À l’origine de l’affaire, une décision de justice étonnante. En mars 2015, la cour d’appel de Paris a refusé une mesure d’assistance éducative à un jeune Malien sous prétexte que sa minorité « n’était pas établie ». Son extrait d’acte de naissance comme sa carte d’identité, certifiés authentiques, l’attestaient pourtant. Les magistrats avaient réclamé des tests osseux. Mais le jeune s’étant présenté sans son avocat, l’examen n’avait pu être effectué. La cour d’appel avait alors prétexté de « son allure et de son attitude » pour justifier sa majorité… Stupéfaites par cet argumentaire, les trois associations avaient rédigé un communiqué de presse où elles dénonçaient un « raisonnement doublement fallacieux » et écrivaient : « Pour rendre cette décision invraisemblable, la cour n’a pas seulement renié toute humanité, elle a dû aussi tordre le droit. » Le sang de l’avocat général du parquet de Paris a tellement tourné quand il a lu ceci qu’il a tenté de se constituer partie civile contre les organisations, avant de se désister, n’en ayant pas le droit, mais les poursuites ont subsisté. Puisque la justice a décidé de consacrer une journée d’audience entière à ces poursuites « dérisoires et pathétiques », comme les a qualifiées Pierre Tartakowsky, ancien président de la LDH, les prévenus ont décidé d’utiliser cette tribune pour parler des mineurs isolés étrangers, des très contestés tests osseux et de la liberté syndicale. Une journée passionnante en somme, aux frais de la justice…

« Dans une société démocratique, la justice ne peut pas être préservée des critiques, commence Françoise Martres, ancienne présidente du Syndicat de la magistrature et poursuivie à ce titre. Je ne crois pas que l’obligation de réserve s’applique à un syndicat, la liberté syndicale serait réduite, ça n’est pas admissible. »

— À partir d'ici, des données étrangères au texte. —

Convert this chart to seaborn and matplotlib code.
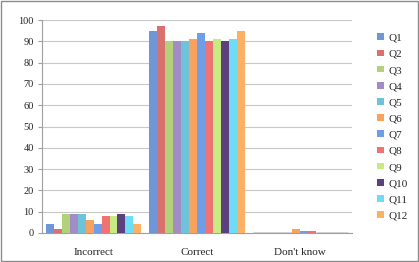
import matplotlib
matplotlib.use("Agg")
import matplotlib.pyplot as plt
import seaborn as sns
import pandas as pd
from matplotlib.patches import Rectangle, Patch

categories = ["Incorrect", "Correct", "Don't know"]
questions = ["Q1", "Q2", "Q3", "Q4", "Q5", "Q6", "Q7", "Q8", "Q9", "Q10", "Q11", "Q12"]
incorrect = [4, 2, 9, 9, 9, 6, 4, 8, 8, 9, 8, 4]
correct = [95, 97, 90, 90, 90, 91, 94, 90, 91, 90, 91, 95]
dont_know = [0, 0, 0, 0, 0, 2, 1, 1, 0, 0, 0, 0]
colors = ["#6f96d6", "#d9716e", "#b3d07a", "#a18cc4", "#6fc3d8", "#f8a25e",
          "#6f9ee8", "#ef7373", "#c8ea82", "#5c3f7d", "#6fdcf6", "#fbb063"]

rows = []
for q, a, b, c in zip(questions, incorrect, correct, dont_know):
    rows.append({"cat": categories[0], "q": q, "v": a})
    rows.append({"cat": categories[1], "q": q, "v": b})
    rows.append({"cat": categories[2], "q": q, "v": c})
df = pd.DataFrame(rows)

sns.set_style("white")
plt.rcParams["font.family"] = ["Liberation Serif", "DejaVu Serif"]

fig = plt.figure(figsize=(4.19, 2.62), dpi=100)
ax = fig.add_axes([42 / 419, 1 - 233 / 262, (352 - 42) / 419, (233 - 20) / 262])
sns.barplot(data=df, x="cat", y="v", hue="q", hue_order=questions, order=categories,
            palette=colors, width=0.92, ax=ax, legend=False, saturation=1,
            edgecolor="none")
for p in ax.patches:
    p.set_zorder(3)
    if p.get_height() == 0:
        p.set_edgecolor("#3a3a3a")
        p.set_linewidth(1.0)

ax.set_ylim(0, 100)
ax.set_xlim(-0.5, 2.5)
ax.set_yticks(range(0, 101, 10))
ax.yaxis.grid(True, color="#c8c8c8", linewidth=0.8, zorder=0)
ax.set_axisbelow(True)
ax.set_xlabel("")
ax.set_ylabel("")
for s in ["top", "right"]:
    ax.spines[s].set_visible(False)
ax.spines["left"].set_color("#a0a0a0")
ax.spines["bottom"].set_color("#a0a0a0")
ax.tick_params(axis="y", left=True, length=3, color="#a0a0a0", labelsize=7.5, pad=3)
ax.tick_params(axis="x", bottom=False, labelsize=8, pad=7)

handles = [Patch(facecolor=c, edgecolor="none") for c in colors]
fig.legend(handles, questions, loc="upper left", bbox_to_anchor=(373 / 419, 1 - 29 / 262),
           frameon=False, fontsize=8, handlelength=0.55, handleheight=0.55,
           labelspacing=0.62, handletextpad=0.4, borderaxespad=0)

fig.patches.append(Rectangle((0.002, 0.004), 0.995, 0.992, transform=fig.transFigure,
                             fill=False, edgecolor="#8c8c8c", linewidth=1))
fig.savefig("out.png", dpi=100)
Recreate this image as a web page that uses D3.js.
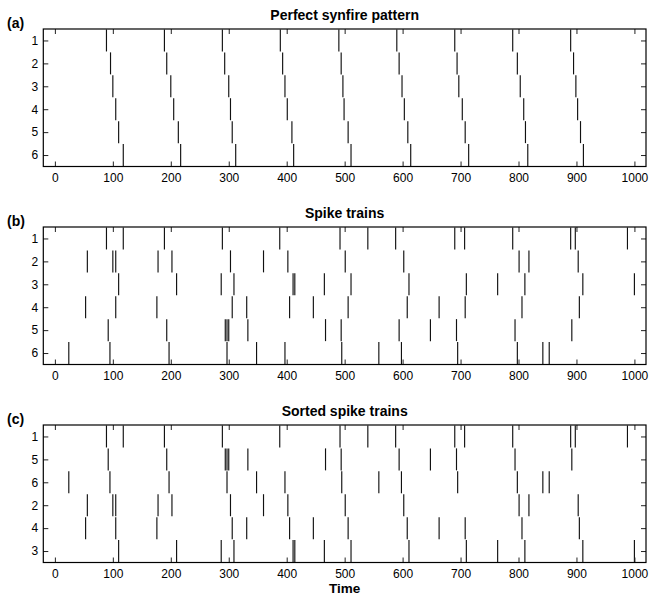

Pseudo-décisions scientifiques

Pour les trois organisations poursuivies, le sujet de fond est bien la prise en charge des mineurs isolés étrangers, ces « jeunes à la rue, souvent analphabètes et en situation de survie », rappelle Jean-François Martini, du Gisti, cité comme témoin. « Sur la base de pseudo-décisions scientifiques, ils sont déclarés majeurs et condamnés en comparution immédiate à rembourser les frais de leur prise en charge », poursuit Françoise Martres. Le pédiatre Vincent Chevalier explique la création de ces tests osseux « il y a 70 ans » par deux médecins américains, sur un panel « d’enfants caucasiens ». Leur marge d’erreur s’étale jusqu’à deux ans et demi et l’Académie de médecine elle-même juge qu’ils ne peuvent être utilisés pour définir l’âge chronologique. « Il ne s’agit pas simplement d’une radio du poignet, dénonce l’avocat du SM, Maxime Cessieux. On met un enfant nu, on lui pèse les bourses et on lui ausculte les dents. »

« Ce n’est pas la question des tests osseux dont vous êtes saisis, mais celle du délit de discrédit, tente le procureur de la République, Jean Quintard. La violence des propos constitue la frontière entre la critique et le discrédit. » Il réclame 2 000 euros d’amende pour chacun des trois prévenus. Il n’en fallait pas plus pour déclencher toute la colère contenue et la verve de l’avocat de la LDH, Me Henri Leclerc, qui, du haut de ses 82 ans, a livré une réjouissante plaidoirie dont il a le secret. « La LDH existe depuis 118 ans, c’est la première fois qu’elle est poursuivie. Pour avoir utilisé le mot “invraisemblable”. » « Comment dire notre rage en des termes mesurés ? s’interroge le ténor du barreau. C’est cette décision de justice qui jette le discrédit sur la justice. » Et de rappeler que l’article instituant le délit de discrédit, promulgué par de Gaulle en 1958, n’est pas utilisé depuis : les revues de droit, les médias et mêmes les syndicats de police critiquent régulièrement les décisions de justice. « Vos choix de poursuites sont arbitraires », lance-t-il au procureur avant de demander une « relaxe avec éclat ». Le jugement a été mis en délibéré au 23 novembre.